Both are rigorous and dispassionate but even with Independent CRR Adjudicator Robert Ditcham onside, Ofcom is arguably not close enough to the subtleties and nuances of trading.
(CRR originated from within ITV and was validated and endorsed by ISBA. Ofcom flighted an alternative intervention which was roundly considered unworldly. The expert panel headed by Deputy CC Chairman Professor Paul Geroski, RIP, saw this clearly and he was rewarded with the CC’s Chair the following year).
This fear of a market review and of unintended consequences seems to have faded.
ITV could simply make a formal appeal to Ofcom and the mechanisms would swing into place. But it would be much better making a case which it had already agreed with the advertisers, ISBA, which is where it gets interesting.
Some advertisers benefit from CRR, some don’t. Those that do will understandably cling to it absent of viable alternatives.
If these focus on airtime price, we might as well stick with what we’ve got despite its flaws. No, any credible proposal should reflect how the market has evolved and embrace linear, catch-up, online, sponsorship, product placement, promotion et al.
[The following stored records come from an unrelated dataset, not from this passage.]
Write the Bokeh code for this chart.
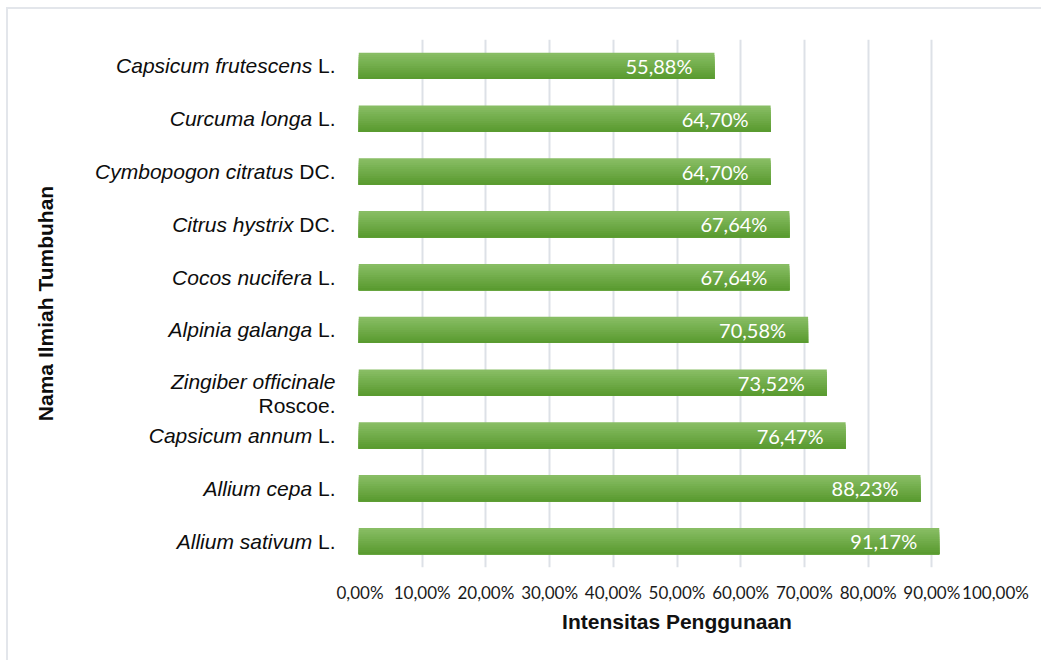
import math
from bokeh.plotting import figure
from bokeh.layouts import row
from bokeh.models import ColumnDataSource, FixedTicker, Range1d
from bokeh.core.properties import value
from bokeh.embed import file_html
from bokeh.resources import INLINE

# ---- data (top to bottom as shown) ----
species = ["Capsicum frutescens", "Curcuma longa", "Cymbopogon citratus", "Citrus hystrix",
           "Cocos nucifera", "Alpinia galanga", "Zingiber officinale", "Capsicum annum",
           "Allium cepa", "Allium sativum"]
authors = ["L.", "L.", "DC.", "DC.", "L.", "L.", "Roscoe.", "L.", "L.", "L."]
values = [55.88, 64.70, 64.70, 67.64, 67.64, 70.58, 73.52, 76.47, 88.23, 91.17]
value_labels = ["55,88%", "64,70%", "64,70%", "67,64%", "67,64%", "70,58%", "73,52%",
                "76,47%", "88,23%", "91,17%"]
x_ticks = [0, 10, 20, 30, 40, 50, 60, 70, 80, 90, 100]
x_tick_labels = ["0,00%", "10,00%", "20,00%", "30,00%", "40,00%", "50,00%", "60,00%",
                 "70,00%", "80,00%", "90,00%", "100,00%"]
y_title = "Nama Ilmiah Tumbuhan"
x_title = "Intensitas Penggunaan"

n = len(species)
ypos = [n - 1 - i for i in range(n)]  # top item gets highest y
yr = Range1d(-0.5, n - 0.5)

FRAME_W = 637
X_MAX = 100

# ---------------- main chart ----------------
p = figure(width=707, height=653, output_backend="svg", toolbar_location=None,
           x_range=Range1d(0, X_MAX), y_range=yr,
           min_border_left=22, min_border_right=48, min_border_top=30, min_border_bottom=95)
p.outline_line_color = None
p.background_fill_color = "white"
p.border_fill_color = "white"

p.ygrid.grid_line_color = None
p.xgrid.grid_line_color = "#dde1e7"
p.xgrid.grid_line_width = 2
p.xaxis.ticker = FixedTicker(ticks=x_ticks)
p.xaxis.major_label_overrides = {t: l for t, l in zip(x_ticks, x_tick_labels)}
p.xaxis.axis_line_color = None
p.xaxis.major_tick_line_color = None
p.xaxis.minor_tick_line_color = None
p.xaxis.major_label_text_font = "Lato"
p.xaxis.major_label_text_font_size = "17px"
p.xaxis.major_label_text_color = "#1a1a1a"
p.xaxis.major_label_standoff = 8
p.xaxis.axis_label = x_title
p.xaxis.axis_label_text_font = "Liberation Sans"
p.xaxis.axis_label_text_font_style = "bold"
p.xaxis.axis_label_text_font_size = "21px"
p.xaxis.axis_label_text_color = "#111111"
p.xaxis.axis_label_standoff = 4
p.yaxis.visible = False

# bars with vertical gradient: each strip spans from its top edge to the bar bottom
bar_h = 0.5
top_c = (136, 189, 100)
bot_c = (90, 155, 48)
N = 12
for k in range(N):
    t = k / (N - 1)
    c = tuple(int(round(top_c[j] + (bot_c[j] - top_c[j]) * t)) for j in range(3))
    col = "#%02x%02x%02x" % c
    top_edge = bar_h / 2 - k * bar_h / N
    hh = top_edge + bar_h / 2
    src = ColumnDataSource(dict(y=[y + top_edge - hh / 2 for y in ypos], right=values))
    p.hbar(y="y", left=0, right="right", height=hh,
           source=src, fill_color=col, line_color=None)

pad = 22 * X_MAX / FRAME_W  # keeps the label text inside the bar end
vsrc = ColumnDataSource(dict(x=[v - pad for v in values], y=ypos, t=value_labels))
p.text(x="x", y="y", text="t", source=vsrc,
       text_align="right", text_baseline="middle", text_color="white",
       text_font=value("Lato"), text_font_size=value("20px"))

# ---------------- label panel (left) ----------------
lab = figure(width=328, height=653, output_backend="svg", toolbar_location=None,
             x_range=Range1d(8, 336), y_range=yr,
             min_border_left=0, min_border_right=0, min_border_top=30, min_border_bottom=95)
lab.outline_line_color = None
lab.axis.visible = False
lab.grid.visible = False
lab.border_fill_color = "white"

fs = 21
adv = {" ": 0.278, "L": 0.556, ".": 0.278, "D": 0.722, "C": 0.722}
right_edge = 335
ix, iy, it, ax, ay, at = [], [], [], [], [], []
for s, a, y in zip(species, authors, ypos):
    if a == "Roscoe.":
        ix.append(right_edge); iy.append(y + 0.02); it.append(s)
        ax.append(right_edge); ay.append(y - 0.44); at.append(a)
    else:
        w = sum(adv[ch] for ch in " " + a) * fs
        ix.append(right_edge - w); iy.append(y); it.append(s)
        ax.append(right_edge); ay.append(y); at.append(a)
isrc = ColumnDataSource(dict(x=ix, y=iy, t=it))
asrc = ColumnDataSource(dict(x=ax, y=ay, t=at))
lab.text(x="x", y="y", text="t", source=isrc, text_align="right", text_baseline="middle",
         text_color="#0d0d0d", text_font=value("Liberation Sans"), text_font_style="italic",
         text_font_size=value(f"{fs}px"))
lab.text(x="x", y="y", text="t", source=asrc, text_align="right", text_baseline="middle",
         text_color="#0d0d0d", text_font=value("Liberation Sans"),
         text_font_size=value(f"{fs}px"))
lab.text(x=[45], y=[(n - 1) / 2], text=[y_title], angle=math.pi / 2,
         text_align="center", text_baseline="middle", text_color="#0d0d0d",
         text_font=value("Liberation Sans"), text_font_style="bold",
         text_font_size=value("21px"))

layout = row(lab, p, spacing=0)
layout.margin = (9, 0, 0, 8)
layout.styles = {"box-shadow": "-2px -2px 0 0 #e3e6eb"}

open("out.html", "w").write(file_html(layout, INLINE))
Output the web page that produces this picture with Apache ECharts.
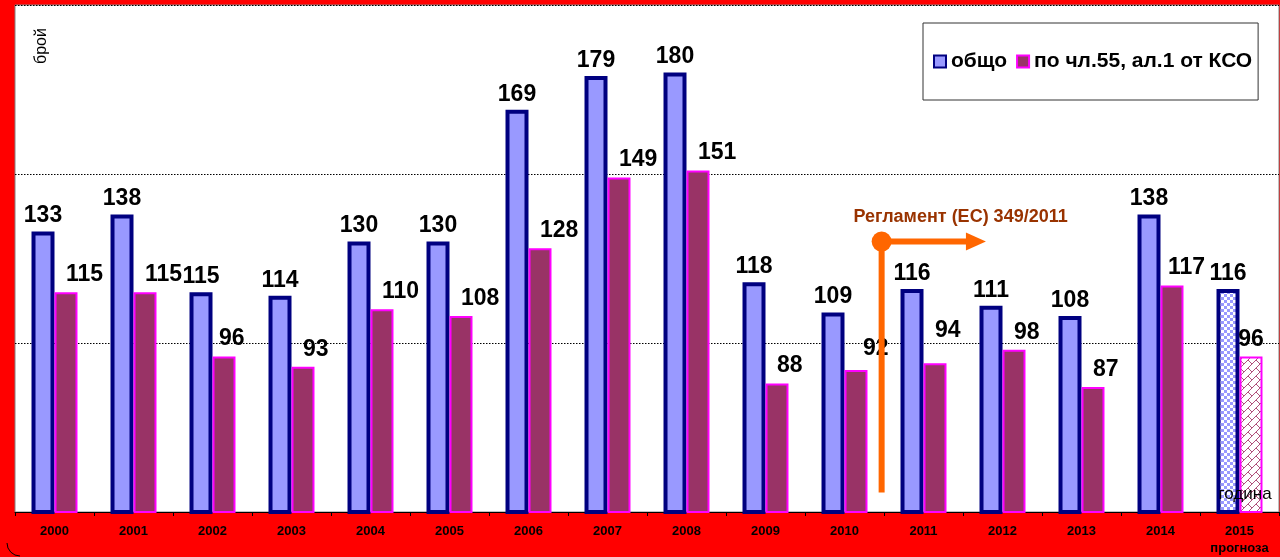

And, just like CRR, be optional for advertisers.
ITV’s in a good place to propose such a thing. Could advertisers unravel and react to it? If they can’t they’ll probably stick, so best keep it simple.
Meanwhile, threats to advertising freedoms, notably for HFSS food and drinks, continue to escalate.
The industry now delegates this battle to the Advertising Association, which does a sterling job reminding Government that we already have the strictest rules in the world. Yet levels of obesity still rise.
My own long-held view is that advertising may sometimes be powerful but unless parents, educators and role models apply themselves, further ad bans won’t help. They will, however, greatly impoverish our world-class commercial media, diminishing quality and diversity.
Whether or not it actually believes that ad bans will have any effect in the face of evidence that they don’t, the medical establishment is a formidable lobby, so every part of the industry that’s affected will have to engage.
ITV is understood to be entertaining approaches from pretty serious marketing management consultants to help in the space. Good idea to have such firepower onside.
However, there are some murmurs that ITV might be seeking to leverage its continued support for deflection of threats to advertising freedoms against advertiser co-operation with overturning CRR.
This would be misguided:
– ITV is as great a recipient of such ad revenues as any, so it can hardly parlay or ration its participation lest it loses.
– Advertiser opinion on both issues will be divided.
There is strong argument that further restrictions on HFSS advertisers will deflect some from TV, reducing the price for others.
Many newer, perhaps more performance-based TV advertisers won’t miss CRR because they’ve never used it.
In both cases, it’s unlikely that those unaffected will put any effort or resource in.
Most media agencies aren’t likely to be any more help than in 2003 unless they can see a new way of making money from it. They are after all a primary party in the market’s obsession with share, which Enders observes does not foster market growth.
Broadcasters also have diverse perspectives. Enders argues that share trading hampers Sky from developing AdSmart, as every time an advertiser wants to run an addressable campaign with Sky, it also faces the nonsense of having to run similar or larger campaigns with the other broadcast sales houses to maintain share balance!
It isn’t going to be easy which is why it will be so very interesting to see if ITV finally goes for it on July 25, and how it goes about it.